Photographed by a Pole from the roof of his house, 16 August 1943.
"On the night of August 15-16, 1943, the Bialystok Ghetto was enveloped in three tight rings of Wehrmacht and SS forces-armed with heavy and light weapons and artillery-and by Ukrainian auxiliary forces. The chairman of the Judenrat was informed that the ghetto inhabitants would be relocated to Lublin. Some 30,000 Jews, exhausted, spent, and burdened with whatever possession they could carry, streamed toward the evacuation point. At that precise moment, the Jewish underground in the ghetto launched an uprising. Flyers were disseminated to the population to disobey the German evacuation order. For five days, fierce battles raged in the ghetto between forces that were vastly unequal in size, training, and equipment.

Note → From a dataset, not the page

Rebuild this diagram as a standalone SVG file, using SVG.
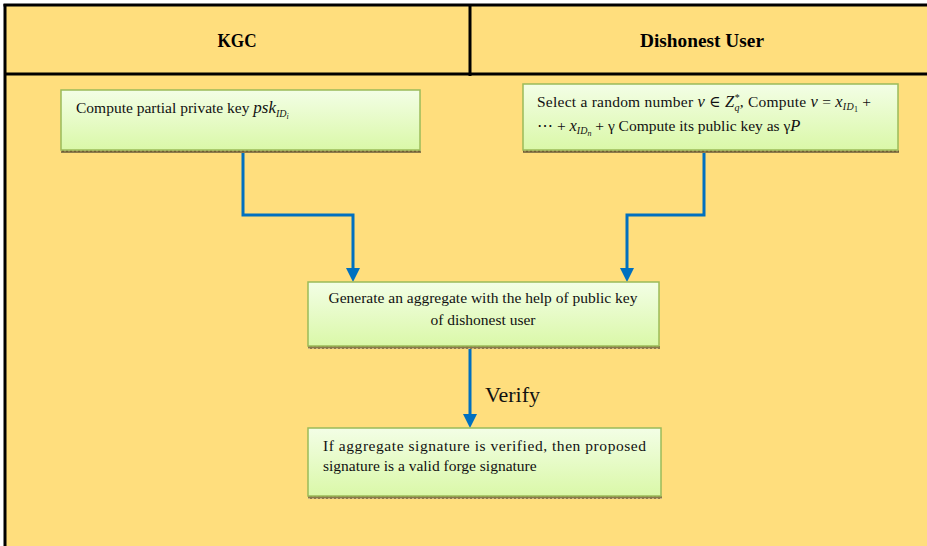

A large detachment of German soldiers and police, backed by armored vehicles and tanks, was brought into the ghetto, and the main bunker of the underground was surrounded on August 19. The Germans shot all the underground fighters, except one, that day. There is no firm information on how the commanders of the uprising, Mordechai Tenenbaum-Tamaroff and Daniel Moszkowicz met their death, but it appears that they committed suicide.
Deportations from the ghetto began on August 18 and went on for three days, in the course of which most inhabitants of the ghetto were sent to extermination in Majdanek and Treblinka. The 2,000 Jews who were left behind were deported three weeks later."